Steamboat Start: Small steamboats
appeared briefly on the turbulent river
from 1864-1866, hauling supplies for the
ill-fated Collins Overland Telegraph. When
a transatlantic cable put an end to the
ambitious North America-to-Siberia project,
the steamboats were retired.
Fifteen years later, in 1891, the Hudson's
Bay Company launched a specially-commissioned
Skeena sternwheeler known as the Caledonia.
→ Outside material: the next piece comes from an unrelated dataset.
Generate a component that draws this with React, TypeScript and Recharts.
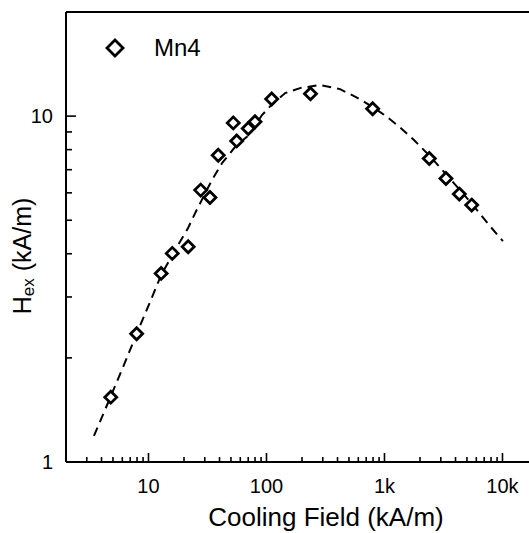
import {
  ScatterChart,
  Scatter,
  XAxis,
  YAxis,
  ReferenceLine,
  Legend,
} from "recharts";

// measured points (Cooling Field kA/m, Hex kA/m)
const fieldValues = [
  4.79, 7.94, 12.8, 15.9, 21.7, 27.7, 33.2, 39.0, 52.3, 55.9, 70.1, 79.9, 110.7,
  236, 794, 2397, 3319, 4306, 5483,
];
const hexValues = [
  1.54, 2.35, 3.51, 4.01, 4.19, 6.11, 5.82, 7.71, 9.56, 8.48, 9.21, 9.63, 11.2,
  11.6, 10.5, 7.54, 6.6, 5.95, 5.53,
];

// dashed fit curve
const fitField = [
  3.45, 4.72, 6.32, 7.99, 10.3, 12.8, 16.8, 21.6, 25.3, 34.5, 42.0, 54.1, 72.4,
  91.6, 111, 144, 192, 284, 420, 573, 799, 1030, 1380, 1814, 2383, 3319, 4365,
  5514, 7834, 10090,
];
const fitHex = [
  1.19, 1.53, 1.94, 2.36, 2.9, 3.47, 4.1, 4.74, 5.31, 6.53, 7.31, 8.14, 8.87,
  10.07, 10.8, 11.66, 12.05, 12.3, 11.97, 11.35, 10.62, 10.0, 9.23, 8.47, 7.71,
  6.8, 6.11, 5.57, 4.81, 4.35,
];

const xTicks = [
  3, 4, 5, 6, 7, 8, 9, 10, 20, 30, 40, 50, 60, 70, 80, 90, 100, 200, 300, 400,
  500, 600, 700, 800, 900, 1000, 2000, 3000, 4000, 5000, 6000, 7000, 8000, 9000,
  10000,
];
const xMajor: Record<number, string> = { 10: "10", 100: "100", 1000: "1k", 10000: "10k" };
const yTicks = [1, 2, 3, 4, 5, 6, 7, 8, 9, 10, 20];
const yMajor: Record<number, string> = { 1: "1", 10: "10" };

const seriesName = "Mn4";

const points = fieldValues.map((x, i) => ({ x, y: hexValues[i] }));
const fit = fitField.map((x, i) => ({ x, y: fitHex[i] }));

const FONT = "Arial, 'Liberation Sans', sans-serif";

const Diamond = (props: any) => {
  const { cx, cy } = props;
  if (cx == null || cy == null) return null;
  const r = 6;
  return (
    <path
      d={`M${cx},${cy - r}L${cx + r},${cy}L${cx},${cy + r}L${cx - r},${cy}Z`}
      fill="#fff"
      stroke="#000"
      strokeWidth={2.8}
    />
  );
};

const XTick = (props: any) => {
  const { x, y, payload } = props;
  const label = xMajor[payload.value];
  const len = label ? 9 : 5;
  return (
    <g>
      <line x1={x} x2={x} y1={y} y2={y - len} stroke="#000" strokeWidth={1.6} />
      {label && (
        <text x={x} y={y + 24} dy="0.35em" textAnchor="middle" fontSize={20} fontFamily={FONT} fill="#000">
          {label}
        </text>
      )}
    </g>
  );
};

const YTick = (props: any) => {
  const { x, y, payload } = props;
  const label = yMajor[payload.value];
  const len = label ? 10 : 6;
  return (
    <g>
      <line x1={x} x2={x + len} y1={y} y2={y} stroke="#000" strokeWidth={1.6} />
      {label && (
        <text x={x - 13} y={y} dy="0.35em" textAnchor="end" fontSize={20} fontFamily={FONT} fill="#000">
          {label}
        </text>
      )}
    </g>
  );
};

const LegendBox = () => (
  <svg width={140} height={36}>
    <path d="M15,10L23,18L15,26L7,18Z" fill="#fff" stroke="#000" strokeWidth={2.8} />
    <text x={54} y={18} dy="0.35em" fontSize={24} fontFamily={FONT} fill="#000">
      {seriesName}
    </text>
  </svg>
);

export default function App() {
  return (
    <div
      style={{
        position: "absolute",
        left: 0,
        top: 0,
        width: 529,
        height: 533,
        overflow: "hidden",
        background: "#fff",
      }}
    >
      <ScatterChart width={560} height={533} margin={{ top: 12, right: 22, bottom: 0, left: 0 }}>
        <XAxis
          type="number"
          dataKey="x"
          scale="log"
          domain={[2, 20000]}
          allowDataOverflow
          ticks={xTicks}
          interval={0}
          height={71}
          tickSize={0}
          tickMargin={0}
          tickLine={false}
          axisLine={{ stroke: "#000", strokeWidth: 2 }}
          tick={<XTick />}
          label={{
            content: () => (
              <text x={326} y={526} textAnchor="middle" fontSize={26} fontFamily={FONT} fill="#000">
                Cooling Field (kA/m)
              </text>
            ),
          }}
        />
        <YAxis
          type="number"
          dataKey="y"
          scale="log"
          domain={[1, 20]}
          allowDataOverflow
          ticks={yTicks}
          interval={0}
          width={66}
          tickSize={0}
          tickMargin={0}
          tickLine={false}
          axisLine={{ stroke: "#000", strokeWidth: 2 }}
          tick={<YTick />}
          label={{
            content: () => (
              <text
                x={22}
                y={256}
                transform="rotate(-90 22 256)"
                textAnchor="middle"
                dominantBaseline="central"
                fontSize={25}
                fontFamily={FONT}
                fill="#000"
              >
                H
                <tspan fontSize={17} dy={6}>ex</tspan>
                <tspan dy={-6}> (kA/m)</tspan>
              </text>
            ),
          }}
        />
        <ReferenceLine y={20} stroke="#000" strokeWidth={2} />
        <Legend
          layout="horizontal"
          verticalAlign="middle"
          align="center"
          wrapperStyle={{ top: 30, left: 100, width: 140, height: 36 }}
          content={() => <LegendBox />}
        />
        <Scatter
          name="fit"
          data={fit}
          line={{ stroke: "#000", strokeWidth: 2, strokeDasharray: "9 6" }}
          lineType="joint"
          shape={() => null}
          legendType="none"
          isAnimationActive={false}
        />
        <Scatter
          name={seriesName}
          data={points}
          shape={<Diamond />}
          isAnimationActive={false}
        />
      </ScatterChart>
    </div>
  );
}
At 100 feet in length, she was judged too
short to handle well, and was returned to
the Victoria shipyards to be lengthened.
During the next two decades, the Company
operated a succession of sternwheelers between
Port Essington and Hazelton, often competing
fiercely with private entrepreneurs such
as Robert Cunningham, who launched the Hazelton
in 1901. Skeena riverboating had become
a lucrative business, serving the traders,
prospectors, merchants and missionaries
that briefly transformed Hazelton into the
largest community in northwestern British
Columbia.
Custom Craft, Racing
Rivalry: The Skeena's steamboating
era was dominated by two enduring themes:
the race for time to complete the upriver
trip, and the adaptation of ship design
to the rigors of the river.
To the amusement of onlookers, bitter rivalry
between sternwheeler captains led to frequent
river tantrums, including the 1902 ramming
of the HBC's Mount Royal by Cunningham's
Hazelton. But no matter what the skill of
the riverboat crews, a steamboat trip up
the river took several days and involved
considerable risk. At Kitselas Canyon, near
present-day Terrace, shore-anchored cables
were required to draw the boats through
the perilous gorge. Six crew members drowned
at the Canyon in 1907 while trying to free
the wind-blown Mount Royal from the rocks
at Ring Bolt Island.
Each new riverboat introduced to the Skeena
was a further attempt to strike the right
balance between size and maneuverability.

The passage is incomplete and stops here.